Copy the records below exactly, from the line containing "Write self-contained HTML" through the last line, and leave out every picture.

--- Start ---

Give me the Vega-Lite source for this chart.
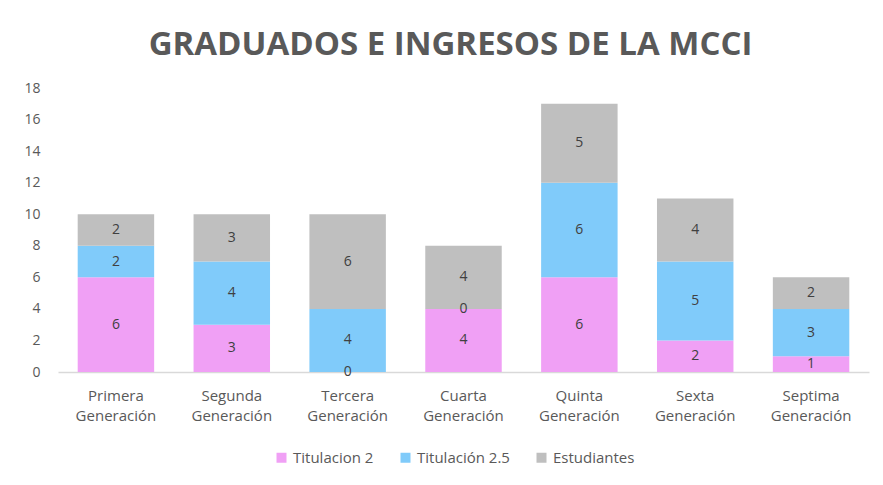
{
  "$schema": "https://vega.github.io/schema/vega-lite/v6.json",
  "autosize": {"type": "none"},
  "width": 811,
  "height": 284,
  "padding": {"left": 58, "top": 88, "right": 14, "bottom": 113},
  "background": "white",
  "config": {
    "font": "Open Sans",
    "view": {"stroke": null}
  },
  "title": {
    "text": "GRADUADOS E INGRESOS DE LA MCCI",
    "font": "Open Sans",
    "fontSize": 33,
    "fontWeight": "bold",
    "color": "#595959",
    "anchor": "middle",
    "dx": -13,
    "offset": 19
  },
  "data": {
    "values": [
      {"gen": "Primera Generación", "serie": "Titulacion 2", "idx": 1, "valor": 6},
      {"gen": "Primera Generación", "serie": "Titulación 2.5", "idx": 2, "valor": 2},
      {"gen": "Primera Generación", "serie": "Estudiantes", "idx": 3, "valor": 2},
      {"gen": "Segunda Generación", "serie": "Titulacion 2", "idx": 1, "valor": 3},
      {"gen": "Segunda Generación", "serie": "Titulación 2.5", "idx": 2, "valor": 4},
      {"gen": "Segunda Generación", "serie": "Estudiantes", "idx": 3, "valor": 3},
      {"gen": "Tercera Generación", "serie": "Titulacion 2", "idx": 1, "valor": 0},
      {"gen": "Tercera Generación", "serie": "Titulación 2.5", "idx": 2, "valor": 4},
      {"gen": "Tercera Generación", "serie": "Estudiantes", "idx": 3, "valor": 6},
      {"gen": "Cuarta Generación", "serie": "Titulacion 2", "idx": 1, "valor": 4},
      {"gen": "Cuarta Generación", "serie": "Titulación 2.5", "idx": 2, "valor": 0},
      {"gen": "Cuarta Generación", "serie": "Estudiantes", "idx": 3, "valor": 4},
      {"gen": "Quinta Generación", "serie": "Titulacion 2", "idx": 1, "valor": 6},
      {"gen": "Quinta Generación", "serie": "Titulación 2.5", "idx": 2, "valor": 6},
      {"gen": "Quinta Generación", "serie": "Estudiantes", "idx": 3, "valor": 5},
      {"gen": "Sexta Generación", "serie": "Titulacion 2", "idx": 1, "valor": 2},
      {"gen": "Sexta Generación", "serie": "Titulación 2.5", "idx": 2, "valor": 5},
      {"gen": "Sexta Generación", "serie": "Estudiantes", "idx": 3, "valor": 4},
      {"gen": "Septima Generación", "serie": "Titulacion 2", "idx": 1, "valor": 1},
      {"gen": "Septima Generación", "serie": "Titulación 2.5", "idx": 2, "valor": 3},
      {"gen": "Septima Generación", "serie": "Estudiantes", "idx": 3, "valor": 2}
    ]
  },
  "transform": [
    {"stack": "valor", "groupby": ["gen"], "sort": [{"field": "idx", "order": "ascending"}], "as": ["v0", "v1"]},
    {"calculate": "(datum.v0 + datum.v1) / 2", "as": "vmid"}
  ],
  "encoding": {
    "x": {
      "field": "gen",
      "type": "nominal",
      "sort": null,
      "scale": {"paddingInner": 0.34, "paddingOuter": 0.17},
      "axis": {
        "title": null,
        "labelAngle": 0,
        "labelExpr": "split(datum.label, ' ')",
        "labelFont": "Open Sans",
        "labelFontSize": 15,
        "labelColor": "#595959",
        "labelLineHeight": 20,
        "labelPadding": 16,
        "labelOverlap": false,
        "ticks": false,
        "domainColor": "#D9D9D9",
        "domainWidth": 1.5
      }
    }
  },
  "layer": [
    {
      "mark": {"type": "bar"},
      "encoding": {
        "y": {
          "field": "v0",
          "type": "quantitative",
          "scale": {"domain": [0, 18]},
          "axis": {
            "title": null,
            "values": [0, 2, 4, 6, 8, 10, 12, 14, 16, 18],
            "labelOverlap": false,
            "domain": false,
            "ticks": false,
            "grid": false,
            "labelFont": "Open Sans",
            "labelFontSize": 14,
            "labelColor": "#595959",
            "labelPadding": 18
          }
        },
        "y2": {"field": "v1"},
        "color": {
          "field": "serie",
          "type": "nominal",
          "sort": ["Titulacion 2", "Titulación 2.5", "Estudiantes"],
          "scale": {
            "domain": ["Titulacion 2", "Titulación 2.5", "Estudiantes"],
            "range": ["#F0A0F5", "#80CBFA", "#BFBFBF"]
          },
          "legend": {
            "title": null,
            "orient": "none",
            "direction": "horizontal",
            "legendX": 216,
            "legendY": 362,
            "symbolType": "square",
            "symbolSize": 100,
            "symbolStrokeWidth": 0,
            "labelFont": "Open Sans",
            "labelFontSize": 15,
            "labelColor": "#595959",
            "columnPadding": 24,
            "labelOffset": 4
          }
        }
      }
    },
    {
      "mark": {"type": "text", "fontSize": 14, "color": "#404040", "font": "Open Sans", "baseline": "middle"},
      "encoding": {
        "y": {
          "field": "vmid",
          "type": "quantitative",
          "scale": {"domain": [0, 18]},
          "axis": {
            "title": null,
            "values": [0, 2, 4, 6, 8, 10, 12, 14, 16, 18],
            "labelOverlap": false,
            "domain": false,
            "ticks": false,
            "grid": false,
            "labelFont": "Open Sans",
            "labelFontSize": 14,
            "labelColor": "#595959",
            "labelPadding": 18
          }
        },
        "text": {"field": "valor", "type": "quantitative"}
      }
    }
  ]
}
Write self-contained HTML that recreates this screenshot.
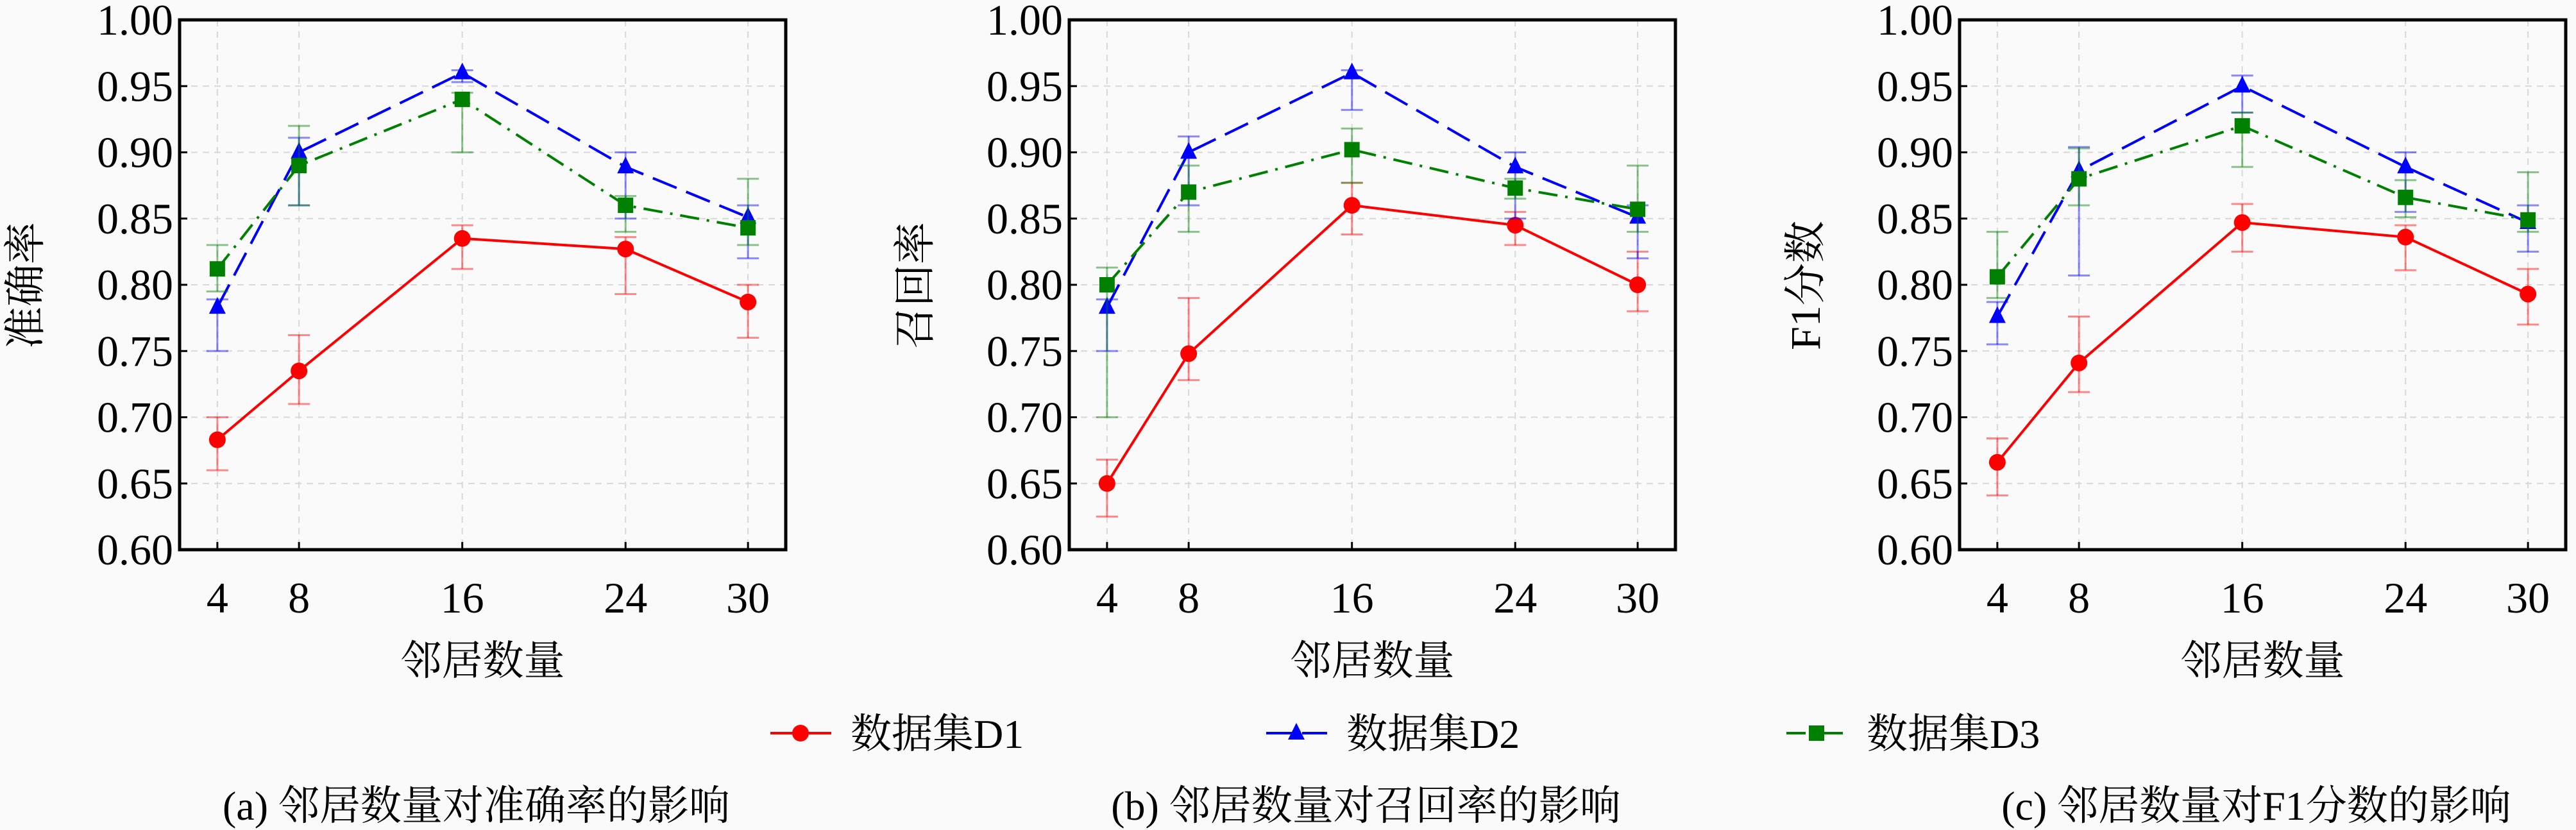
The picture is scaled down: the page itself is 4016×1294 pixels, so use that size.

--- End ---

*FINAL RESULT*:
Write self-contained HTML that recreates this screenshot.
The picture is scaled down: the page itself is 4016×1294 pixels, so use that size.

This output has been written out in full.